Capistrano defendia uma história-síntese, que falasse do Brasil desde o descobrimento até os dias atuais, mas não conseguiu seguir este objetivo, se concentrando na história colonial. Sua análise desconfiava dos discursos de muitas fontes, ao contrário de Varnhagen, e exatamente por isso em seu livro apresenta outros pontos de vista possíveis. Em se tratando de estilo, o livro magno de Capistrano lembra muito um ensaio, por sua fluidez e erudição, também diferindo assim do estilo seco e arrastado de Varnhagen.
Ângela de Castro Gomes |
A historiadora Ângela de Castro Gomes considera Capistrano como o pai da concepção moderna de história no Brasil justamente por seu método crítico e por sua narrativa compatível com a pesquisa. Ricardo Benzaquen de Araújo lembra que seu estilo aproximava-o mais dos intérpretes do Brasil que viriam a seguir, que produziram seus trabalhos em forma de ensaios, do que os textos burocráticos do IHGB. O reconhecimento de Capistrano de Abreu, contudo, é recente. Em sua época, Varnhagen ainda era o grande nome na historiografia e o IHGB representava o que havia de "moderno" em se tratando de história no Brasil. A influência de Capistrano ainda era pequena. Aumentou consideravelmente após a publicação de Capítulos de História Colonial. Quando veio a falecer em 1927, Capistrano era um homem relativamente pobre e conhecido.
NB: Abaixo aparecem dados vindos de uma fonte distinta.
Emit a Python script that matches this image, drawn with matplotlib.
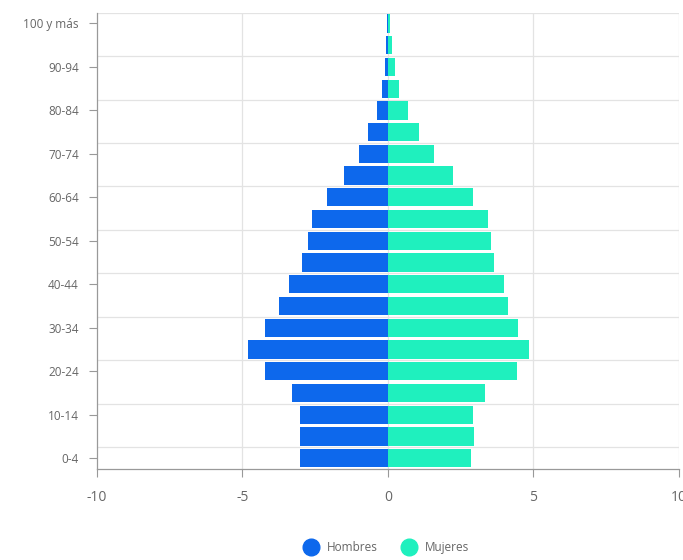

Se os historiadores hoje o reconhecem isso diz também muito sobre eles. A historiografia atual possui como denominador comum justamente essa vontade de fazer uma "história dos vencidos" que vá de encontro á história oficial. E Capistrano tentou fazer uma "história dos vencidos", mas não como forma de confrontar a "história dos vencedores", não era esse seu objetivo. O que lhe movia era a curiosidade de conhecer realmente o Brasil e não representá-lo como vinha fazendo os demais "historiadores". Essa tentativa de construir uma história mais realista o levou a criticar a "história dos vencidos". No entanto, Capistrano nunca achou que fosse possível ser capaz de entender completamente essa verdadeira história. A tarefa deveria ser continuada pelos futuros historiadores. Por isso, Capistrano também é tomado como modelo do historiador ideal: aquele que procura compreender a totalidade da realidade histórica, contudo, ciente de sua pretensão e de suas limitações, sabe que sua contribuição nunca é definitiva e sua missão deve sempre passar á diante.